The headlines may change, but the message stays the same. Scrum is called outdated, Agile is seen as misunderstood, and somewhere a burn-down chart quietly vanishes from a Jira board.
Is any of this true? In part, yes. But it is not as dramatic as these articles make it sound.
What is really happening is not a revolution, but a slow and awkward step back. The core ideas of Agile — iteration, fast feedback, incremental delivery, and learning by doing — are still strong. What is fading is the version of Scrum that feels like a corporate ritual, with required sprint meetings, an obsession with velocity, endless story point debates, and calendars packed just to look busy.
Large organizations did not suddenly decide to get rid of Scrum. They found that, at scale, Scrum often creates more show than real value. When teams deploy all the time, priorities shift every week, and much of the work is unplanned or comes from interruptions, two-week sprints start to feel like pretending the weather is always the same just because the forecast meeting is on the calendar.
So, Agile is not dead. It has just moved into what you could call its ‘post-framework’ phase.
In this phase, most companies are not swapping Scrum for one new method. Instead, they are building ways of working that match their real needs, not just what coaches recommend. This is when you start to see a range of alternatives appear.
The first and most common change is moving to flow-based delivery, often called Kanban or, more honestly, ‘Scrum without the parts we were pretending about.’ This approach works best when work arrives unpredictably, like in platform teams, infrastructure, editorial tools, internal products, or anything close to operations. In these settings, trying to plan all work into sprints is unrealistic. Flow-based teams focus less on making promises and more on keeping work moving: how long tasks wait, how quickly they progress, and how often they reach users. This suits organizations that prefer steady productivity over dramatic sprint finishes and teams that are tired of explaining why ‘this urgent thing was not planned.’
Another change, especially in product organizations, is splitting discovery and delivery into a continuous dual-track model. This shows up when teams realize their main issue is not how fast they build, but whether they are building the right things. These teams can deliver quickly but often wonder why users do not want what they made. Continuous discovery lets product managers and designers test ideas and prototypes without holding up engineers, while delivery continues as a steady stream of clear work. This model works well for digital products with real users, strong analytics, and leaders who see learning as part of the job, not a distraction.
Another trend is the quiet rise of DevOps metrics as a way to manage teams. In many organizations, story points faded away not because they were wrong, but because they did not mean much outside the team. Executives never really understood velocity, and teams did not think it mattered. Flow and reliability metrics changed this. Measures like deployment frequency, lead time, failure rates, and recovery time are things that engineering, product, and leadership can all agree on. This approach works best for organizations focused on reliability, scale, and operational excellence, such as SaaS, media platforms, and infrastructure-heavy companies. It shifts the question from ‘Did you deliver what you planned?’ to ‘Is the system getting healthier over time?’, which is a tougher and better question.

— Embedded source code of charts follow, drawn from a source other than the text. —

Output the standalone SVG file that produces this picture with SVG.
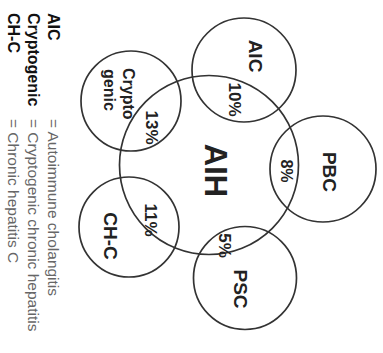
<svg xmlns="http://www.w3.org/2000/svg" width="383" height="353" viewBox="0 0 383 353">
<style>
.c{fill:none;stroke:#333;stroke-width:1.7}
.l{font-family:"Liberation Sans",Arial,sans-serif;font-weight:bold;fill:#222}
.lb{font-size:19px;text-anchor:middle}
.pc{font-size:17px;text-anchor:middle}
.lg{font-family:"Liberation Sans",Arial,sans-serif;font-size:15.5px}
.k{font-weight:bold;fill:#111;font-size:16px}
.d{fill:#666}
</style>
<rect width="383" height="353" fill="#fff"/>
<g id="connectors"/>
<g id="AIH">
<circle class="c" cx="209" cy="165" r="89.5"/>
<text class="l" font-size="31" text-anchor="middle" transform="translate(204.5,170.5) rotate(90)">AIH</text>
</g>
<g id="AIC">
<circle class="c" cx="244" cy="70" r="52"/>
<text class="l lb" transform="translate(249.2,56) rotate(90)">AIC</text>
<text class="l pc" transform="translate(229.4,99.5) rotate(90)">10%</text>
</g>
<g id="Cryptogenic">
<circle class="c" cx="131" cy="101" r="50"/>
<text class="l" font-size="16" transform="translate(122.5,68) rotate(90)">Crypto</text>
<text class="l" font-size="16" transform="translate(104,69) rotate(90)">genic</text>
<text class="l pc" transform="translate(145.9,127.5) rotate(90)">13%</text>
</g>
<g id="PBC">
<circle class="c" cx="323" cy="169" r="53"/>
<text class="l lb" transform="translate(322.7,172) rotate(90)">PBC</text>
<text class="l" font-size="16" text-anchor="middle" transform="translate(280.5,171) rotate(90)">8%</text>
</g>
<g id="PSC">
<circle class="c" cx="245" cy="278" r="51.5"/>
<text class="l lb" transform="translate(233.7,289) rotate(90)">PSC</text>
<text class="l pc" transform="translate(219,245.5) rotate(90)">5%</text>
</g>
<g id="CH-C">
<circle class="c" cx="129" cy="227" r="50"/>
<text class="l lb" transform="translate(104.2,236) rotate(90)">CH-C</text>
<text class="l pc" transform="translate(145,220) rotate(90)">11%</text>
</g>
<g id="legend" class="lg">
<text class="k" transform="translate(47.5,13) rotate(90)">AIC</text>
<text class="k" transform="translate(27.5,13) rotate(90)">Cryptogenic</text>
<text class="k" transform="translate(8,13) rotate(90)">CH-C</text>
<text class="d" transform="translate(47.5,119) rotate(90)">= Autoimmune cholangitis</text>
<text class="d" transform="translate(27.5,119) rotate(90)">= Cryptogenic chronic hepatitis</text>
<text class="d" transform="translate(8,119) rotate(90)">= Chronic hepatitis C</text>
</g>
</svg>
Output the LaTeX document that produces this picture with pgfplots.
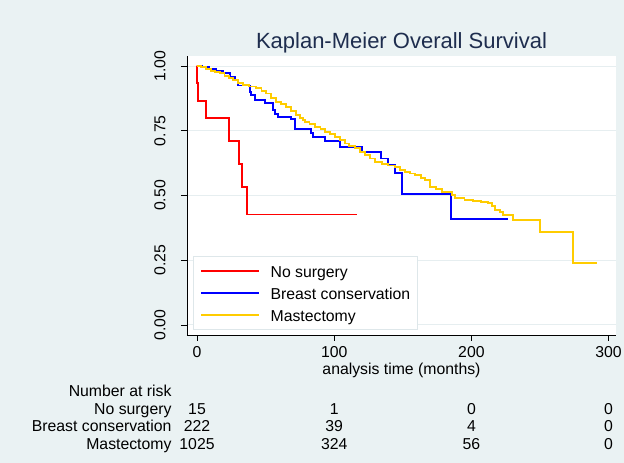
\documentclass[border=0pt]{standalone}
\usepackage{fontspec}
\setmainfont{Liberation Sans}
\usepackage{pgfplots}
\pgfplotsset{compat=1.18}
\definecolor{bgc}{RGB}{234,242,243}
\definecolor{gridc}{RGB}{230,238,240}
\definecolor{titlec}{RGB}{30,45,78}
\definecolor{kmred}{RGB}{255,0,0}
\definecolor{kmblue}{RGB}{0,0,255}
\definecolor{kmyellow}{RGB}{255,204,0}
\definecolor{legc}{RGB}{222,231,234}
\newcommand\fs{\fontsize{15.8}{19}\selectfont}

\pgfplotstableread{
t s
0 1.000
0.2 0.9333
1 0.8667
6.6 0.8000
23.5 0.7111
30.6 0.6222
32.6 0.5333
36.7 0.4267
116.4 0.4267
}\nosurg

\pgfplotstableread{
t s
0 1.000
4 0.995
9 0.990
14 0.982
19 0.972
24 0.958
28 0.945
30 0.925
38.4 0.900
39.6 0.888
42 0.869
49.3 0.858
55.4 0.830
56.6 0.815
59 0.804
68.7 0.794
71.2 0.756
83.1 0.740
84.8 0.727
93.3 0.710
104.2 0.689
120 0.669
134.1 0.643
139 0.618
144.3 0.586
149.5 0.506
185.1 0.408
226.9 0.408
}\breastc

\pgfplotstableread{
t s
0 1.000
3 0.995
6.8 0.988
10 0.982
13 0.977
16.5 0.972
20 0.963
23 0.955
26.2 0.946
30 0.936
33.5 0.927
38 0.921
43.2 0.914
47 0.904
50.5 0.894
54 0.878
57.8 0.862
61 0.853
65.1 0.843
68.5 0.828
72.4 0.811
75 0.800
77.3 0.792
78.7 0.785
82 0.776
86 0.766
90 0.756
93.3 0.746
97 0.737
100.6 0.727
104 0.714
107.9 0.701
111 0.692
115.2 0.682
119 0.669
122.4 0.656
126 0.643
129.7 0.631
134.6 0.622
139 0.616
144.3 0.611
148 0.600
151.6 0.592
155 0.585
158.9 0.579
163 0.568
166.2 0.560
169.8 0.534
174 0.525
178.3 0.515
185.6 0.502
188 0.489
195 0.484
201.4 0.480
207 0.476
212.3 0.470
215 0.458
217.2 0.444
220.8 0.437
223.3 0.425
230.6 0.405
250 0.360
273.8 0.240
291.3 0.240
}\mastec

\begin{document}
\begin{tikzpicture}
\fill[bgc] (0,0) rectangle (624pt,463pt);
\path[use as bounding box] (0,0) rectangle (624pt,463pt);
\begin{axis}[
  at={(187pt,128pt)}, anchor=south west,
  scale only axis, width=429pt, height=279pt,
  xmin=-7.3, xmax=305.4, ymin=-0.039, ymax=1.039,
  axis x line*=bottom, axis y line*=left,
  axis line style={black, line width=0.9pt, -},
  axis background/.style={fill=white},
  clip=false,
  xtick={0,100,200,300}, xticklabels={0,100,200,300},
  ytick={0,0.25,0.5,0.75,1}, yticklabels={0.00,0.25,0.50,0.75,1.00},
  tick align=outside, major tick length=6pt,
  tick style={black, line width=0.8pt},
  tick label style={font=\fs, text=black},
  xticklabel style={anchor=base},
  xticklabel shift=17pt,
  yticklabel style={rotate=90, anchor=base},
  yticklabel shift=15.5pt,
  ymajorgrids, grid style={gridc, line width=1.1pt},
  legend cell align=left,
  legend image code/.code={\draw[#1] (0pt,0pt) -- (58pt,0pt);},
  legend style={at={(0.0133,0.2832)}, anchor=north west,
    draw=legc, fill=white, font=\fs, line width=0.8pt,
    inner xsep=7pt, inner ysep=5pt, row sep=2.1pt, column sep=10.6pt,
    nodes={inner sep=0pt, text height=16.3pt, text depth=3.3pt}},
]
\addplot[const plot, kmred, line width=1.9pt] table[x=t,y=s] {\nosurg};
\addlegendentry{No surgery}
\addplot[const plot, kmblue, line width=1.9pt] table[x=t,y=s] {\breastc};
\addlegendentry{Breast conservation}
\addplot[const plot, kmyellow, line width=1.9pt] table[x=t,y=s] {\mastec};
\addlegendentry{Mastectomy}

\node[anchor=base, font=\fontsize{22}{26}\selectfont, text=titlec] at (axis cs:149.05,1.0688) {Kaplan-Meier Overall Survival};
\node[anchor=base, font=\fs] at (axis cs:149.05,-0.1897) {analysis time (months)};

\node[anchor=base east, font=\fs] at (axis cs:-16.03,-0.2759) {Number at risk};
\node[anchor=base east, font=\fs] at (axis cs:-16.03,-0.3443) {No surgery};
\node[anchor=base east, font=\fs] at (axis cs:-16.03,-0.4127) {Breast conservation};
\node[anchor=base east, font=\fs] at (axis cs:-16.03,-0.4811) {Mastectomy};

\node[anchor=base, font=\fs] at (axis cs:0,-0.3443) {15};
\node[anchor=base, font=\fs] at (axis cs:100,-0.3443) {1};
\node[anchor=base, font=\fs] at (axis cs:200,-0.3443) {0};
\node[anchor=base, font=\fs] at (axis cs:300,-0.3443) {0};
\node[anchor=base, font=\fs] at (axis cs:0,-0.4127) {222};
\node[anchor=base, font=\fs] at (axis cs:100,-0.4127) {39};
\node[anchor=base, font=\fs] at (axis cs:200,-0.4127) {4};
\node[anchor=base, font=\fs] at (axis cs:300,-0.4127) {0};
\node[anchor=base, font=\fs] at (axis cs:0,-0.4811) {1025};
\node[anchor=base, font=\fs] at (axis cs:100,-0.4811) {324};
\node[anchor=base, font=\fs] at (axis cs:200,-0.4811) {56};
\node[anchor=base, font=\fs] at (axis cs:300,-0.4811) {0};
\end{axis}
\end{tikzpicture}
\end{document}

On another level, there is organizational design, often described through ideas like Team Topologies. This is not just a team method; it is a recognition that no process can fix a poorly designed organization. When teams are overloaded, rely on others, and are unclear about who owns what, more sprint planning will not help. This approach is best for large organizations where coordination is harder than delivering work, and the main problem is mental overload, not individual speed. It is often adopted after years of trying Agile without understanding why things still move slowly.
Finally, there is a model that makes Agile purists uneasy: appetite-based planning, best known as Shape Up. This method works in product companies with strong leadership and stable priorities. Instead of keeping endless backlogs, teams define problems early and commit to a set time frame with flexible scope. It is not more flexible, but it is more decisive. It fits organizations that trust experienced product leaders and want fewer changes in the middle of a cycle. It does not work well where leaders cannot stop interfering with ongoing work, which, to be honest, is common.
Taken together, these models are not a new set of rules. They are a way out.
The main point is not that people are rejecting Agile values, but that they are rejecting fake Agile practices. Teams are tired of acting like uncertainty can be planned out, that velocity means value, and that meetings count as progress. Organizations are moving away from Scrum not because they dislike Agile, but because they are finally taking it seriously.
Scrum is not dead. It is just not the default answer for everything anymore. In a way, that might be the most Agile result of all.